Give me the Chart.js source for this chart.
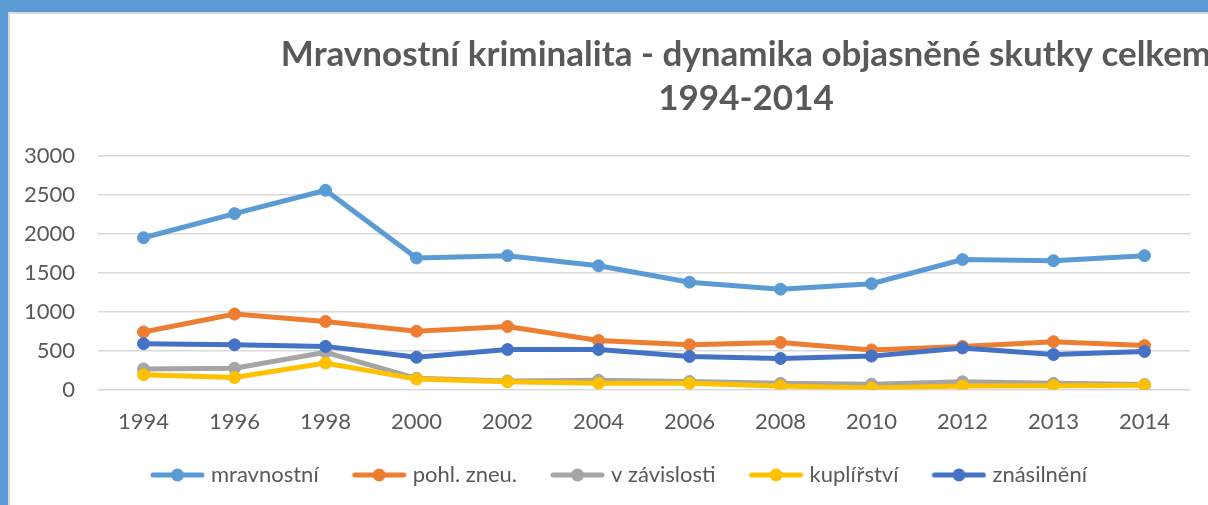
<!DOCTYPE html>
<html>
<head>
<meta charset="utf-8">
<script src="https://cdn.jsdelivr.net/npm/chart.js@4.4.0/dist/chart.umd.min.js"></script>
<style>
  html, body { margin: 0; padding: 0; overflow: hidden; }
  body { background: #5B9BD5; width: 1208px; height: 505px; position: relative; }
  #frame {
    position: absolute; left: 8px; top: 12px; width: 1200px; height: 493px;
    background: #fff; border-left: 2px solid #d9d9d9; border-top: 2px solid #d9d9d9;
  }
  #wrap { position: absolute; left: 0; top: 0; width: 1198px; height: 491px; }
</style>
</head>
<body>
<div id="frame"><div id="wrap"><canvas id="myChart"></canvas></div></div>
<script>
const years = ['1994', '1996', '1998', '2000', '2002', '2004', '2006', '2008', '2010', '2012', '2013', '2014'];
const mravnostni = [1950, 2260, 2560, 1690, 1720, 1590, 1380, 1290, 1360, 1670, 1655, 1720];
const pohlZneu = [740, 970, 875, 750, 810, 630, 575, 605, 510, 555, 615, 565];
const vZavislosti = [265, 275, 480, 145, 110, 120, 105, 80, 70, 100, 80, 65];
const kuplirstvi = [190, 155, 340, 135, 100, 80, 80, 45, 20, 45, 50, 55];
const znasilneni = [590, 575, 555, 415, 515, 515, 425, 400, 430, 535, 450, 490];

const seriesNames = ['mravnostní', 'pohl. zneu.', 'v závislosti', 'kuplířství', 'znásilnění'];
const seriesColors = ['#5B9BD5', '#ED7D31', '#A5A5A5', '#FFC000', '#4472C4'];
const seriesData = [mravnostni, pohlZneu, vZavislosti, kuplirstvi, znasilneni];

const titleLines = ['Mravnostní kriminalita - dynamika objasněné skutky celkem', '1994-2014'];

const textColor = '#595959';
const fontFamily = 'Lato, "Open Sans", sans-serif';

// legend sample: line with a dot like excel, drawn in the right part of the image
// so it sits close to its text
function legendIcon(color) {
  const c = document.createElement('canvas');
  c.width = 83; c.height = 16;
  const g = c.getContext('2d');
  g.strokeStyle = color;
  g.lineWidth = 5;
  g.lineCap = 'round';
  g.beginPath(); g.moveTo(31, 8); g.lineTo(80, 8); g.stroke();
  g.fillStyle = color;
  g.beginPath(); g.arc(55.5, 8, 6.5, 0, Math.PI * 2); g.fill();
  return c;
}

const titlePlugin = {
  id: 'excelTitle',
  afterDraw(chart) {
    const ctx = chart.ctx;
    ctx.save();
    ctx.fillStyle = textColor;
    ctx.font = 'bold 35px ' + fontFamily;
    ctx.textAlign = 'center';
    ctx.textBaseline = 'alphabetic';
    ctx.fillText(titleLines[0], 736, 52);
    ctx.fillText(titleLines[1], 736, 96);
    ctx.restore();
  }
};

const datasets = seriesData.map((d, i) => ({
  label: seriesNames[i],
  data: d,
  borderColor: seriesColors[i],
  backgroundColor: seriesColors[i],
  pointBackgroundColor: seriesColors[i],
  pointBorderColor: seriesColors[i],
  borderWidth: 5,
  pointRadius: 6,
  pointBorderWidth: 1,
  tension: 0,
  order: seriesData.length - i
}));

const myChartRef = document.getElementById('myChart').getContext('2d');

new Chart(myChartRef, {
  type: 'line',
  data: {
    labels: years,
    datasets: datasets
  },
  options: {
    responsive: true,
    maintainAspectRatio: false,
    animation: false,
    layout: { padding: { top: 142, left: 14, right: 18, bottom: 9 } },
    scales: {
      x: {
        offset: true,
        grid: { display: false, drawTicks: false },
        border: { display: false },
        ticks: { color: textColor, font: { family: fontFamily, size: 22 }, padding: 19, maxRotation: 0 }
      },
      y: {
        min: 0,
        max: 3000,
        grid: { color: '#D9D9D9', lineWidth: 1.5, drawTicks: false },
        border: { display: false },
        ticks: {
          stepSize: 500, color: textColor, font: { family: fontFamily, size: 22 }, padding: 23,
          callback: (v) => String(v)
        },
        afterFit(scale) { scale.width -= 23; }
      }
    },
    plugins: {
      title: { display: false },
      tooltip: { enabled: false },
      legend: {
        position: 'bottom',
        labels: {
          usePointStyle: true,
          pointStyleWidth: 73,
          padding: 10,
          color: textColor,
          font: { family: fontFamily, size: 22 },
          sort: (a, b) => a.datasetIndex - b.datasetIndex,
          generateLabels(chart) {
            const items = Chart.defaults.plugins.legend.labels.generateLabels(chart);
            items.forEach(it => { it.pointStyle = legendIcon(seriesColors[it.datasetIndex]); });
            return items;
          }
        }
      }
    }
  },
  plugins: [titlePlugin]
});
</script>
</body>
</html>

▸ **Short exercise**:
Quote the data above in full, leaving out the pictures it holds.

▸ **Worked answer**:
Give me the Chart.js source for this chart.
<!DOCTYPE html>
<html>
<head>
<meta charset="utf-8">
<script src="https://cdn.jsdelivr.net/npm/chart.js@4.4.0/dist/chart.umd.min.js"></script>
<style>
  html, body { margin: 0; padding: 0; overflow: hidden; }
  body { background: #5B9BD5; width: 1208px; height: 505px; position: relative; }
  #frame {
    position: absolute; left: 8px; top: 12px; width: 1200px; height: 493px;
    background: #fff; border-left: 2px solid #d9d9d9; border-top: 2px solid #d9d9d9;
  }
  #wrap { position: absolute; left: 0; top: 0; width: 1198px; height: 491px; }
</style>
</head>
<body>
<div id="frame"><div id="wrap"><canvas id="myChart"></canvas></div></div>
<script>
const years = ['1994', '1996', '1998', '2000', '2002', '2004', '2006', '2008', '2010', '2012', '2013', '2014'];
const mravnostni = [1950, 2260, 2560, 1690, 1720, 1590, 1380, 1290, 1360, 1670, 1655, 1720];
const pohlZneu = [740, 970, 875, 750, 810, 630, 575, 605, 510, 555, 615, 565];
const vZavislosti = [265, 275, 480, 145, 110, 120, 105, 80, 70, 100, 80, 65];
const kuplirstvi = [190, 155, 340, 135, 100, 80, 80, 45, 20, 45, 50, 55];
const znasilneni = [590, 575, 555, 415, 515, 515, 425, 400, 430, 535, 450, 490];

const seriesNames = ['mravnostní', 'pohl. zneu.', 'v závislosti', 'kuplířství', 'znásilnění'];
const seriesColors = ['#5B9BD5', '#ED7D31', '#A5A5A5', '#FFC000', '#4472C4'];
const seriesData = [mravnostni, pohlZneu, vZavislosti, kuplirstvi, znasilneni];

const titleLines = ['Mravnostní kriminalita - dynamika objasněné skutky celkem', '1994-2014'];

const textColor = '#595959';
const fontFamily = 'Lato, "Open Sans", sans-serif';

// legend sample: line with a dot like excel, drawn in the right part of the image
// so it sits close to its text
function legendIcon(color) {
  const c = document.createElement('canvas');
  c.width = 83; c.height = 16;
  const g = c.getContext('2d');
  g.strokeStyle = color;
  g.lineWidth = 5;
  g.lineCap = 'round';
  g.beginPath(); g.moveTo(31, 8); g.lineTo(80, 8); g.stroke();
  g.fillStyle = color;
  g.beginPath(); g.arc(55.5, 8, 6.5, 0, Math.PI * 2); g.fill();
  return c;
}

const titlePlugin = {
  id: 'excelTitle',
  afterDraw(chart) {
    const ctx = chart.ctx;
    ctx.save();
    ctx.fillStyle = textColor;
    ctx.font = 'bold 35px ' + fontFamily;
    ctx.textAlign = 'center';
    ctx.textBaseline = 'alphabetic';
    ctx.fillText(titleLines[0], 736, 52);
    ctx.fillText(titleLines[1], 736, 96);
    ctx.restore();
  }
};

const datasets = seriesData.map((d, i) => ({
  label: seriesNames[i],
  data: d,
  borderColor: seriesColors[i],
  backgroundColor: seriesColors[i],
  pointBackgroundColor: seriesColors[i],
  pointBorderColor: seriesColors[i],
  borderWidth: 5,
  pointRadius: 6,
  pointBorderWidth: 1,
  tension: 0,
  order: seriesData.length - i
}));

const myChartRef = document.getElementById('myChart').getContext('2d');

new Chart(myChartRef, {
  type: 'line',
  data: {
    labels: years,
    datasets: datasets
  },
  options: {
    responsive: true,
    maintainAspectRatio: false,
    animation: false,
    layout: { padding: { top: 142, left: 14, right: 18, bottom: 9 } },
    scales: {
      x: {
        offset: true,
        grid: { display: false, drawTicks: false },
        border: { display: false },
        ticks: { color: textColor, font: { family: fontFamily, size: 22 }, padding: 19, maxRotation: 0 }
      },
      y: {
        min: 0,
        max: 3000,
        grid: { color: '#D9D9D9', lineWidth: 1.5, drawTicks: false },
        border: { display: false },
        ticks: {
          stepSize: 500, color: textColor, font: { family: fontFamily, size: 22 }, padding: 23,
          callback: (v) => String(v)
        },
        afterFit(scale) { scale.width -= 23; }
      }
    },
    plugins: {
      title: { display: false },
      tooltip: { enabled: false },
      legend: {
        position: 'bottom',
        labels: {
          usePointStyle: true,
          pointStyleWidth: 73,
          padding: 10,
          color: textColor,
          font: { family: fontFamily, size: 22 },
          sort: (a, b) => a.datasetIndex - b.datasetIndex,
          generateLabels(chart) {
            const items = Chart.defaults.plugins.legend.labels.generateLabels(chart);
            items.forEach(it => { it.pointStyle = legendIcon(seriesColors[it.datasetIndex]); });
            return items;
          }
        }
      }
    }
  },
  plugins: [titlePlugin]
});
</script>
</body>
</html>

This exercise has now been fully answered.